I sucked it up post aortic dissection surgery after being sent home. I have a very high pain tolerance level. During my five week recovery at the hospital and rehab I was given Percocet for five weeks. But being in the hospital it was monitored. My cousin, a doctor took the Percocet away from me when I went home. He called the hospital and told them to prescribe something less dangerous. I went through withdrawal. It was a pleasant distraction from my recovery (sarcasm).
The problem is patients back on their own, unmonitored with powerful, addictive medications. Relative to baseball you can’t just send a player home post TJ surgery with powerful, additive meds and expect everything to be ok. He wants to get back on the field as soon as possible before he loses his job. The player has to be monitored for signs of addiction.

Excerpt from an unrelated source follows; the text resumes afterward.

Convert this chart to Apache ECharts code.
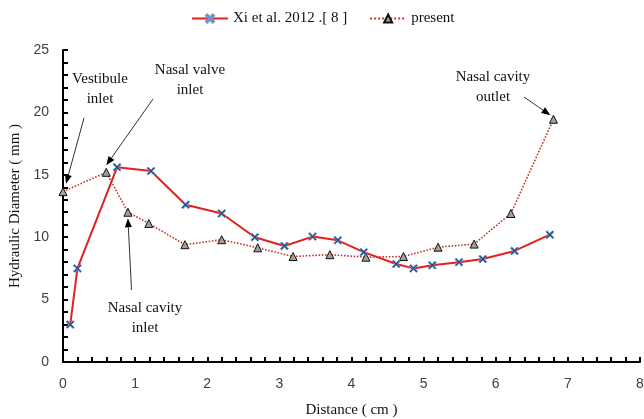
<!DOCTYPE html>
<html>
<head>
<meta charset="utf-8">
<script src="https://cdn.jsdelivr.net/npm/echarts@6/dist/echarts.min.js"></script>
<style>
html, body { margin: 0; padding: 0; background: #fff; }
#chart { width: 644px; height: 419px; }
</style>
</head>
<body>
<div id="chart"></div>
<script>
// Hydraulic diameter along the nasal passage
const xiDistance = [0.1, 0.2, 0.75, 1.22, 1.7, 2.2, 2.66, 3.07, 3.46, 3.81, 4.17, 4.62, 4.86, 5.12, 5.49, 5.82, 6.26, 6.75];
const xiDiameter = [3.0, 7.5, 15.6, 15.3, 12.6, 11.9, 10.0, 9.3, 10.05, 9.75, 8.8, 7.85, 7.5, 7.75, 8.0, 8.25, 8.9, 10.2];

const presentDistance = [0, 0.6, 0.9, 1.19, 1.69, 2.2, 2.7, 3.19, 3.7, 4.2, 4.72, 5.2, 5.7, 6.21, 6.8];
const presentDiameter = [13.65, 15.2, 12.0, 11.1, 9.4, 9.8, 9.15, 8.45, 8.6, 8.4, 8.45, 9.2, 9.45, 11.9, 19.45];

const seriesNames = ['Xi et al. 2012 .[ 8 ]', 'present'];
const xTicks = [0, 1, 2, 3, 4, 5, 6, 7, 8];
const yTicks = [0, 5, 10, 15, 20, 25];

// Labelled locations: text lines, text anchor, arrow tail, and the point the arrow reaches
const notes = [
  { lines: ['Vestibule', 'inlet'], at: [100, 79], tail: [84, 118], target: [0, 13.65], offset: [3, -8] },
  { lines: ['Nasal valve', 'inlet'], at: [190, 70], tail: [153, 99], target: [0.6, 15.2], offset: [0, -7] },
  { lines: ['Nasal cavity', 'inlet'], at: [145, 308], tail: [131.5, 290], target: [0.9, 12.0], offset: [0, 6] },
  { lines: ['Nasal cavity', 'outlet'], at: [493, 77], tail: [524, 97], target: [6.8, 19.45], offset: [-3, -4] }
];

const serif = '"Liberation Serif", "Times New Roman", serif';
const sans = '"Liberation Sans", Arial, sans-serif';

const pair = (xs, ys) => xs.map((x, i) => [x, ys[i]]);

const crossMark = 'path://M0,1.5 L1.5,0 L5,3.5 L8.5,0 L10,1.5 L6.5,5 L10,8.5 L8.5,10 L5,6.5 L1.5,10 L0,8.5 L3.5,5 Z';

const chart = echarts.init(document.getElementById('chart'));

const axisCommon = {
  axisLine: { show: true, lineStyle: { color: '#000', width: 2 } },
  axisTick: { show: true, inside: true, length: 5, lineStyle: { color: '#000', width: 2 } },
  minorTick: { show: true, splitNumber: 5, length: 5, lineStyle: { color: '#000', width: 2 } },
  splitLine: { show: false },
  nameTextStyle: { fontFamily: serif, fontSize: 15, color: '#111' }
};

chart.setOption({
  animation: false,
  backgroundColor: '#fff',
  legend: {
    top: 6,
    left: 186,
    itemWidth: 36,
    itemHeight: 10,
    itemGap: 22,
    textStyle: { fontFamily: serif, fontSize: 15, color: '#111' },
    data: seriesNames
  },
  grid: { left: 63, right: 4, top: 50, bottom: 57, containLabel: false, outerBoundsMode: 'none' },
  xAxis: Object.assign({}, axisCommon, {
    type: 'value',
    min: xTicks[0],
    max: xTicks[xTicks.length - 1],
    interval: 1,
    name: 'Distance ( cm )',
    nameLocation: 'middle',
    nameGap: 41,
    axisLabel: { margin: 15, fontFamily: sans, fontSize: 14, color: '#404040' }
  }),
  yAxis: Object.assign({}, axisCommon, {
    type: 'value',
    min: yTicks[0],
    max: yTicks[yTicks.length - 1],
    interval: 5,
    name: 'Hydraulic Diameter ( mm )',
    nameLocation: 'middle',
    nameGap: 32,
    axisLabel: { margin: 14, fontFamily: sans, fontSize: 14, color: '#404040' }
  }),
  series: [
    {
      name: seriesNames[0],
      type: 'line',
      data: pair(xiDistance, xiDiameter),
      symbol: crossMark,
      symbolSize: 8,
      lineStyle: { color: '#e0211f', width: 2 },
      itemStyle: { color: '#24426e', borderColor: '#6f95c9', borderWidth: 1 },
      z: 3
    },
    {
      name: seriesNames[1],
      type: 'line',
      data: pair(presentDistance, presentDiameter),
      symbol: 'triangle',
      symbolSize: 8,
      lineStyle: { color: '#c0392b', width: 1.6, type: 'dotted' },
      itemStyle: { color: '#a0a0a0', borderColor: '#111', borderWidth: 1 },
      z: 2
    }
  ]
});

// Annotation text and arrows, with arrow heads placed at the plotted points
function arrowElements(tail, head) {
  const dx = head[0] - tail[0], dy = head[1] - tail[1];
  const len = Math.sqrt(dx * dx + dy * dy);
  const ux = dx / len, uy = dy / len;
  const hl = 9, hw = 3.5;
  const bx = head[0] - ux * hl, by = head[1] - uy * hl;
  return [
    { type: 'line', shape: { x1: tail[0], y1: tail[1], x2: bx, y2: by }, style: { stroke: '#333', lineWidth: 1 }, z: 10 },
    { type: 'polygon', shape: { points: [head, [bx - uy * hw, by + ux * hw], [bx + uy * hw, by - ux * hw]] }, style: { fill: '#000' }, z: 10 }
  ];
}

const elements = [];
notes.forEach(n => {
  const p = chart.convertToPixel({ gridIndex: 0 }, n.target);
  const head = [p[0] + n.offset[0], p[1] + n.offset[1]];
  elements.push(...arrowElements(n.tail, head));
  n.lines.forEach((line, i) => {
    elements.push({
      type: 'text', x: n.at[0], y: n.at[1] + i * 20, z: 10,
      style: { text: line, fontFamily: serif, fontSize: 15, fill: '#111', align: 'center', verticalAlign: 'middle' }
    });
  });
});
chart.setOption({ graphic: elements });
</script>
</body>
</html>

I can fully understand a person playing around with levels of medication and thinking they’re smart enough to handle it. I did it while dealing with negative side effects. But I wasn’t playing around with opioids.
I can't explain the choice to keep someone on Percocet five weeks post surgery, especially not for aortic dissection surgery. Without knowing the details, this does not seem appropriate.

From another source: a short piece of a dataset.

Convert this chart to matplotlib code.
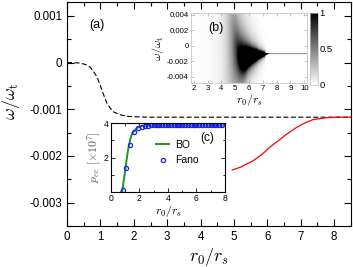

As to why to take pain med post procedure:
There is a real risk of developing a pain syndrome if you are under medicated during a serious injury or post surgery. Complex regional pain syndromes (CRPS) are rare but very real in the extremities. So let us assume pitcher x has a UCL repair (Tommy John) and has fear of opioids and chooses just to "deal with the pain". There is increased chance that this individual develops CRPS.
Imagine a grown athlete that comes in a few weeks post surgery crying in unbearable pain with his throwing arm wrapped in a pillow because even the breeze of a fan causes an intense sharp, stabbing pain that can't be stopped. This is a rare but real entity post injury/surgery. Talk to someone who has had it and you will come across people in extreme desperation.
Now you are facing being unable to work, sleep, drive, or even move because every small stimulus creates so much pain that it takes over your life. You start to self medicate with alcohol or whatever you can get your hands on. Your hope changes from full recovery and return to the field to maybe someday just being able to get back to normal daily activities. Individuals have even committed suicide because of the despair.
Generally, I advise my patient to take their prescribed pain med for the day of surgery/injury, the day after surgery/injury, and beginning day 3 to take it only if needed. Most individuals will turn a corner about 3-5 days after surgery, once the inflammatory phase of healing has been passed. That does not mean they are pain free, but have enough reduction in acute pain that they don't need medicine. The need to take opioids beyond this point starts to raise flags for me.
There are medicines that can assist in pain control, but in my world we generally avoid NSAIDS (ibuprofen, naproxen, etc) if bone is involved because it adversely affects healing times. Other meds also have potential for abuse and intravenous tylenol is sometimes employed to reduce the quantity of opioids required for pain control in extreme situations.